The rest of the film follows a similar pattern, with Maher not so much tricking his subjects into saying idiotic things as to just being there when it happens. Only one interviewee truly puts up a good fight, and oddly enough, it’s Jesus himself – or rather, the guy who plays him at the Florida-based Christian theme park, The Holy Land Experience. When questioned about why someone as all-powerful as God needs three forms (the Father, the Son and the Holy Ghost), Jesus shoots back with an incredible analogy stating that water, too, has three forms. It’s the only moment in the film where Maher is left speechless – that is, unless, you count his interview with an extremely rude rabbi who is so unwilling to admit certain facts (even when Maher has proof) that the comedian just gets up and walks away.
Christianity isn’t the only religion on trial here, but it’s certainly the least ridiculous of the bunch.
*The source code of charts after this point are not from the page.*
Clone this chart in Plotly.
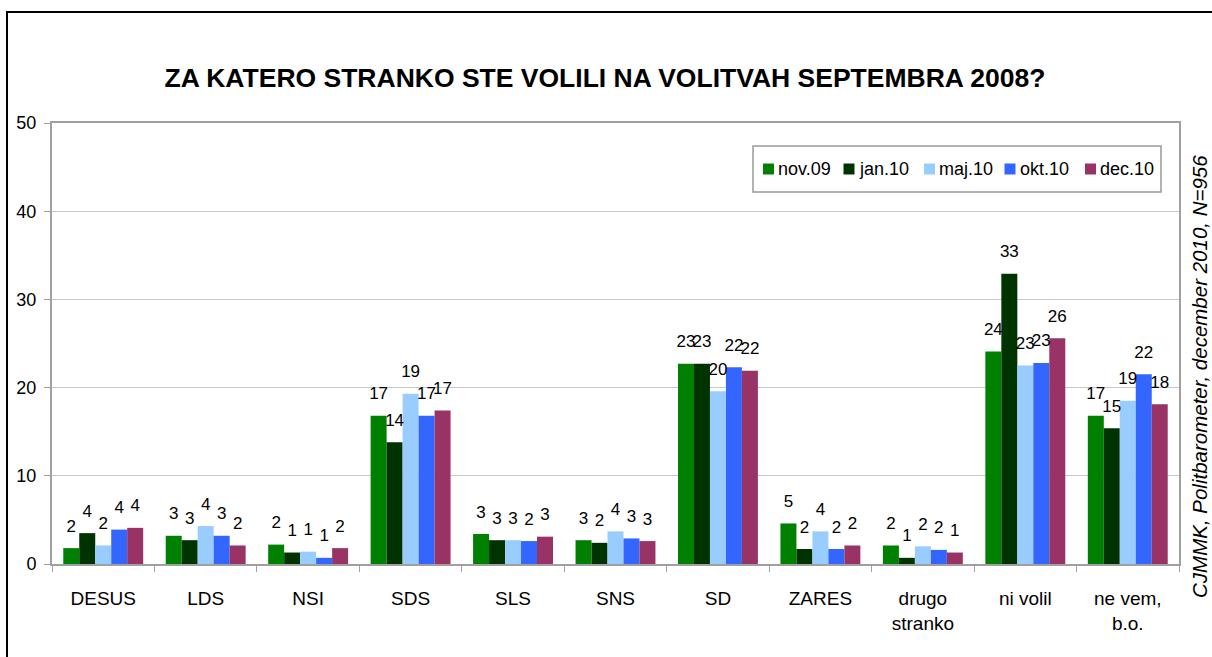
import plotly.graph_objects as go

categories = ["DESUS", "LDS", "NSI", "SDS", "SLS", "SNS", "SD", "ZARES",
              "drugo<br>stranko", "ni volil", "ne vem,<br>b.o."]
series_names = ["nov.09", "jan.10", "maj.10", "okt.10", "dec.10"]
colors = ["#008000", "#003300", "#99CCFF", "#3366FF", "#993366"]

nov09 = [1.8, 3.2, 2.2, 16.8, 3.4, 2.7, 22.7, 4.6, 2.1, 24.1, 16.8]
jan10 = [3.5, 2.7, 1.3, 13.8, 2.7, 2.4, 22.7, 1.7, 0.7, 32.9, 15.4]
maj10 = [2.1, 4.3, 1.4, 19.3, 2.7, 3.7, 19.6, 3.7, 2.0, 22.5, 18.5]
okt10 = [3.9, 3.2, 0.7, 16.8, 2.6, 2.9, 22.3, 1.7, 1.6, 22.8, 21.5]
dec10 = [4.1, 2.1, 1.8, 17.4, 3.1, 2.6, 21.9, 2.1, 1.3, 25.6, 18.1]

lab_nov09 = ["2", "3", "2", "17", "3", "3", "23", "5", "2", "24", "17"]
lab_jan10 = ["4", "3", "1", "14", "3", "2", "23", "2", "1", "33", "15"]
lab_maj10 = ["2", "4", "1", "19", "3", "4", "20", "4", "2", "23", "19"]
lab_okt10 = ["4", "3", "1", "17", "2", "3", "22", "2", "2", "23", "22"]
lab_dec10 = ["4", "2", "2", "17", "3", "3", "22", "2", "1", "26", "18"]

y_ticks = [0, 10, 20, 30, 40, 50]

values = [nov09, jan10, maj10, okt10, dec10]
labels = [lab_nov09, lab_jan10, lab_maj10, lab_okt10, lab_dec10]

title_text = "ZA KATERO STRANKO STE VOLILI NA VOLITVAH SEPTEMBRA 2008?"
source_text = "CJMMK, Politbarometer, december 2010, N=956"

FONT = "Liberation Sans, Arial, sans-serif"
GAP = 0.22

W, H = 1212, 657
L, R, T, B = 52, 33, 123, 93
PW, PH = W - L - R, H - T - B


def px_x(p):
    return (p - L) / PW


def px_y(p):
    return (H - B - p) / PH


fig = go.Figure()
for name, col, vals in zip(series_names, colors, values):
    fig.add_trace(go.Bar(x=categories, y=vals, name=name, marker_color=col,
                         marker_line_width=0, showlegend=False))
for name, vals, labs in zip(series_names, values, labels):
    fig.add_trace(go.Scatter(x=categories, y=vals, text=labs, mode="markers+text",
                             textposition="top center", showlegend=False,
                             marker=dict(size=18, color="rgba(0,0,0,0)"),
                             textfont=dict(family=FONT, size=17, color="#000000"),
                             hoverinfo="skip", cliponaxis=False))

fig.update_layout(
    width=W, height=H,
    margin=dict(l=L, r=R, t=T, b=B, pad=0),
    paper_bgcolor="white", plot_bgcolor="white",
    barmode="group", bargap=GAP, bargroupgap=0,
    scattermode="group", scattergap=GAP,
    font=dict(family=FONT, size=18, color="#000000"),
    title=dict(text="<b>" + title_text + "</b>", x=605 / W, xanchor="center",
               y=1 - 78 / H, yanchor="middle", yref="container",
               font=dict(family=FONT, size=26.5, color="#000000")),
    showlegend=False,
)
fig.update_yaxes(range=[0, 50], tickvals=y_ticks, showgrid=True, gridcolor="#c8c8c8",
                 showline=True, linecolor="#a0a0a0", linewidth=2, mirror=True,
                 ticks="outside", ticklen=6, tickcolor="#a0a0a0",
                 ticklabelstandoff=4,
                 tickfont=dict(family=FONT, size=18), zeroline=False)
fig.update_xaxes(showline=True, linecolor="#a0a0a0", linewidth=2, mirror=True,
                 ticks="outside", ticklen=6, tickcolor="#a0a0a0",
                 tickson="boundaries", showgrid=False, ticklabelstandoff=16,
                 tickfont=dict(family=FONT, size=19))

# legend box (drawn manually to match the compact original layout)
leg_left, leg_right, leg_top, leg_bottom = 753, 1161, 146, 192
fig.add_shape(type="rect", xref="paper", yref="paper",
              x0=px_x(leg_left), x1=px_x(leg_right),
              y0=px_y(leg_bottom), y1=px_y(leg_top),
              line=dict(color="#999999", width=1.5), fillcolor="white", layer="above")
pitch = 80.5
sym = 11
yc = (leg_top + leg_bottom) / 2
for i, (name, col) in enumerate(zip(series_names, colors)):
    sx = leg_left + 10 + i * pitch
    fig.add_shape(type="rect", xref="paper", yref="paper",
                  x0=px_x(sx), x1=px_x(sx + sym),
                  y0=px_y(yc + sym / 2), y1=px_y(yc - sym / 2),
                  line=dict(width=0), fillcolor=col, layer="above")
    fig.add_annotation(text=name, xref="paper", yref="paper",
                       x=px_x(sx + sym + 2), y=px_y(yc), xanchor="left", yanchor="middle",
                       showarrow=False, font=dict(family=FONT, size=18, color="#000000"))

fig.add_annotation(text="<i>" + source_text + "</i>", xref="paper", yref="paper",
                   x=px_x(1199), y=px_y(377),
                   xanchor="center", yanchor="middle",
                   textangle=-90, showarrow=False,
                   font=dict(family=FONT, size=20.5, color="#000000"))

fig.add_shape(type="rect", xref="paper", yref="paper",
              x0=px_x(7), x1=px_x(W + 20),
              y0=px_y(H + 20), y1=px_y(12),
              line=dict(color="#000000", width=2), layer="below")

fig.write_html("out.html",
               config={"displayModeBar": False},
               post_script="document.body.style.margin='0px';"
                           "document.body.style.overflow='hidden';")
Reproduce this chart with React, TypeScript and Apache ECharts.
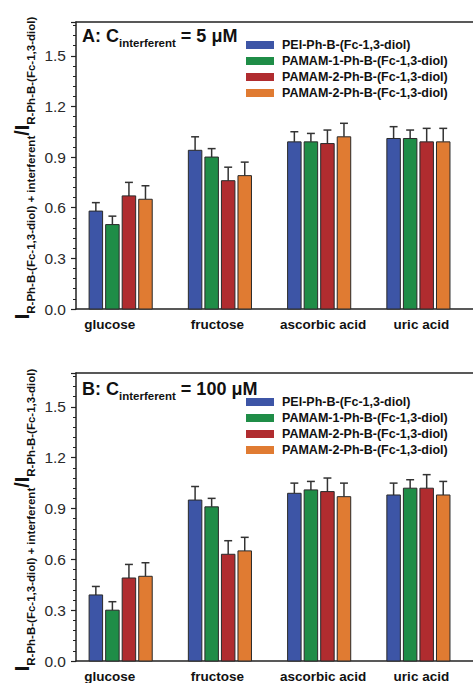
import React, { useEffect, useRef } from "react";
import * as echarts from "echarts";

const FONT = "'Liberation Sans', Arial, Helvetica, sans-serif";

const categories = ["glucose", "fructose", "ascorbic acid", "uric acid"];
const categoryX = [1, 2, 3, 4];
const labelX = [0.89, 1.975, 3.04, 4.03];
const seriesNames = [
  "PEI-Ph-B-(Fc-1,3-diol)",
  "PAMAM-1-Ph-B-(Fc-1,3-diol)",
  "PAMAM-2-Ph-B-(Fc-1,3-diol)",
  "PAMAM-2-Ph-B-(Fc-1,3-diol)",
];
const colors = ["#3D55A6", "#1F8D47", "#B02C2F", "#E07B32"];

// Panel A: C_interferent = 5 uM
const aPEI = [0.58, 0.94, 0.99, 1.01];
const aPAMAM1 = [0.5, 0.9, 0.99, 1.01];
const aPAMAM2 = [0.67, 0.76, 0.98, 0.99];
const aPAMAM2b = [0.65, 0.79, 1.02, 0.99];
const aErrPEI = [0.05, 0.08, 0.06, 0.07];
const aErrPAMAM1 = [0.05, 0.05, 0.05, 0.05];
const aErrPAMAM2 = [0.08, 0.08, 0.08, 0.08];
const aErrPAMAM2b = [0.08, 0.08, 0.08, 0.08];

// Panel B: C_interferent = 100 uM
const bPEI = [0.39, 0.95, 0.99, 0.98];
const bPAMAM1 = [0.3, 0.91, 1.01, 1.02];
const bPAMAM2 = [0.49, 0.63, 1.0, 1.02];
const bPAMAM2b = [0.5, 0.65, 0.97, 0.98];
const bErrPEI = [0.05, 0.08, 0.06, 0.07];
const bErrPAMAM1 = [0.05, 0.05, 0.05, 0.05];
const bErrPAMAM2 = [0.08, 0.08, 0.08, 0.08];
const bErrPAMAM2b = [0.08, 0.08, 0.08, 0.08];

const yTicks = [0, 0.3, 0.6, 0.9, 1.2, 1.5];

const panelA = { values: [aPEI, aPAMAM1, aPAMAM2, aPAMAM2b], errors: [aErrPEI, aErrPAMAM1, aErrPAMAM2, aErrPAMAM2b] };
const panelB = { values: [bPEI, bPAMAM1, bPAMAM2, bPAMAM2b], errors: [bErrPEI, bErrPAMAM1, bErrPAMAM2, bErrPAMAM2b] };

const OFFSETS = [-0.25, -0.0833, 0.0833, 0.25];
const BAR_HALF = 0.068;
const CAP_HALF = 0.04;

function makeSeries(panel: typeof panelA, gi: number) {
  return panel.values.map((vals, k) => ({
    type: "custom",
    name: seriesNames[k],
    xAxisIndex: gi * 2,
    yAxisIndex: gi,
    itemStyle: { color: colors[k] },
    encode: { x: 0, y: 1 },
    data: categoryX.map((x, i) => [x, vals[i], panel.errors[k][i]]),
    renderItem: (params: any, api: any) => {
      const xc = api.value(0) + OFFSETS[k];
      const v = api.value(1);
      const e = api.value(2);
      const bl = api.coord([xc - BAR_HALF, 0]);
      const tr = api.coord([xc + BAR_HALF, v]);
      const top = api.coord([xc, v]);
      const et = api.coord([xc, v + e]);
      const cl = api.coord([xc - CAP_HALF, v + e]);
      const cr = api.coord([xc + CAP_HALF, v + e]);
      return {
        type: "group",
        children: [
          {
            type: "line",
            shape: { x1: top[0], y1: top[1], x2: et[0], y2: et[1] },
            style: { stroke: "#333", lineWidth: 1.5 },
          },
          {
            type: "line",
            shape: { x1: cl[0], y1: cl[1], x2: cr[0], y2: cr[1] },
            style: { stroke: "#333", lineWidth: 1.5 },
          },
          {
            type: "rect",
            shape: { x: bl[0], y: tr[1], width: tr[0] - bl[0], height: bl[1] - tr[1] },
            style: { fill: colors[k], stroke: "#2a2a2a", lineWidth: 1 },
          },
        ],
      };
    },
  }));
}

function xAxes(gi: number) {
  return [
    {
      type: "value",
      gridIndex: gi,
      min: 0.55,
      max: 4.55,
      axisLine: { onZero: false, lineStyle: { color: "#222", width: 1.5 } },
      axisTick: { show: false },
      splitLine: { show: false },
      axisLabel: {
        customValues: labelX,
        formatter: (v: number) => categories[Math.round(v) - 1] ?? "",
        fontFamily: FONT,
        fontWeight: "bold",
        fontSize: 13.5,
        color: "#111",
        margin: 8,
      },
    },
    {
      type: "value",
      gridIndex: gi,
      position: "top",
      min: 0.55,
      max: 4.55,
      axisLine: { show: true, onZero: false, lineStyle: { color: "#222", width: 1.5 } },
      axisTick: { show: false },
      axisLabel: { show: false },
      splitLine: { show: false },
    },
  ];
}

function yAxis(gi: number) {
  return {
    type: "value",
    gridIndex: gi,
    min: 0,
    max: 1.7,
    interval: 0.3,
    axisLine: { show: true, lineStyle: { color: "#222", width: 1.5 } },
    axisTick: { show: true, length: 5, lineStyle: { color: "#222", width: 1.2 } },
    minorTick: { show: true, splitNumber: 5, length: 3, lineStyle: { color: "#222", width: 1 } },
    splitLine: { show: false },
    axisLabel: {
      showMaxLabel: false,
      formatter: (v: number) => (yTicks.some((t) => Math.abs(t - v) < 1e-6) ? v.toFixed(1) : ""),
      fontFamily: FONT,
      fontSize: 15.5,
      color: "#2a2a2a",
      margin: 10,
    },
  };
}

function legendGraphics(rowY: number[]) {
  const out: any[] = [];
  seriesNames.forEach((name, k) => {
    out.push({
      type: "rect",
      shape: { x: 246, y: rowY[k] - 4, width: 28, height: 8 },
      style: { fill: colors[k] },
    });
    out.push({
      type: "text",
      x: 282,
      y: rowY[k],
      style: {
        text: name,
        font: `bold 12.5px ${FONT}`,
        fill: "#111",
        align: "left",
        verticalAlign: "middle",
      },
    });
  });
  return out;
}

function titleGraphic(label: string, conc: string, y: number) {
  return {
    type: "text",
    x: 82,
    y,
    style: {
      text: `{b|${label}: C}{s|interferent}{b| = ${conc} μM}`,
      fill: "#111",
      align: "left",
      verticalAlign: "top",
      rich: {
        b: { fontSize: 18, fontWeight: "bold", fontFamily: FONT, verticalAlign: "bottom", padding: [0, 0, 4, 0], fill: "#111" },
        s: { fontSize: 11.5, fontWeight: "bold", fontFamily: FONT, verticalAlign: "bottom", fill: "#111" },
      },
    },
  };
}

function yTitleGraphic(cy: number) {
  return {
    type: "text",
    x: 24,
    y: cy,
    rotation: Math.PI / 2,
    style: {
      text: "{I|I}{s|R-Ph-B-(Fc-1,3-diol) + interferent}{I|/I}{s|R-Ph-B-(Fc-1,3-diol)}",
      align: "center",
      verticalAlign: "middle",
      fill: "#111",
      rich: {
        I: { fontSize: 20, fontWeight: "bold", fontFamily: FONT, verticalAlign: "bottom", padding: [0, 0, 5, 0], fill: "#111" },
        s: { fontSize: 11.5, fontWeight: "bold", fontFamily: FONT, verticalAlign: "bottom", fill: "#111" },
      },
    },
  };
}

export default function App() {
  const ref = useRef<HTMLDivElement>(null);
  useEffect(() => {
    if (!ref.current) return;
    const chart = echarts.init(ref.current, undefined, { renderer: "svg" });
    chart.setOption({
      animation: false,
      backgroundColor: "#ffffff",
      grid: [
        { left: 76, top: 22, width: 400, height: 287 },
        { left: 76, top: 373, width: 400, height: 290 },
      ],
      xAxis: [...xAxes(0), ...xAxes(1)],
      yAxis: [yAxis(0), yAxis(1)],
      series: [...makeSeries(panelA, 0), ...makeSeries(panelB, 1)],
      graphic: [
        titleGraphic("A", "5", 26.5),
        titleGraphic("B", "100", 379.5),
        ...legendGraphics([45, 61, 77, 93]),
        ...legendGraphics([402, 418, 434, 450]),
        yTitleGraphic(168),
        yTitleGraphic(520),
      ],
    });
    return () => chart.dispose();
  }, []);
  return (
    <div
      ref={ref}
      style={{ position: "absolute", left: 0, top: 0, width: 473, height: 683 }}
    />
  );
}
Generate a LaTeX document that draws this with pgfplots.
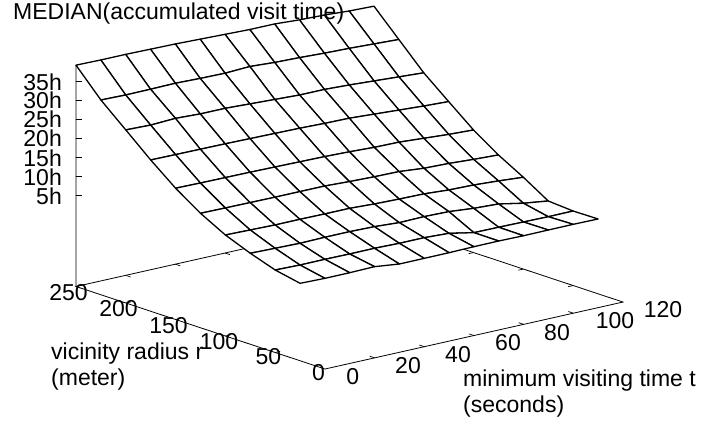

Short segments about Mormonism and Scientology (cue Gnarls Barkley’s “Crazy”) don’t really help to further Maher’s argument, while the film’s final act – which deals almost exclusively with Muslims – spends too much time on the political angle to accomplish anything. I get that the two are directly affected by the other, but when none of Maher’s subjects is willing to give him a straight answer, it seems almost futile to continue trying. Despite these minor road bumps in Maher’s journey, however, “Religulous” still accomplishes what it sets out to do: lampoon religion for the farce that he believes it is while conveying a far more important message about worldwide unity. Of course, the fact that a movie like this has finally been made proves that there might be a God just yet – and his name is Bill Maher.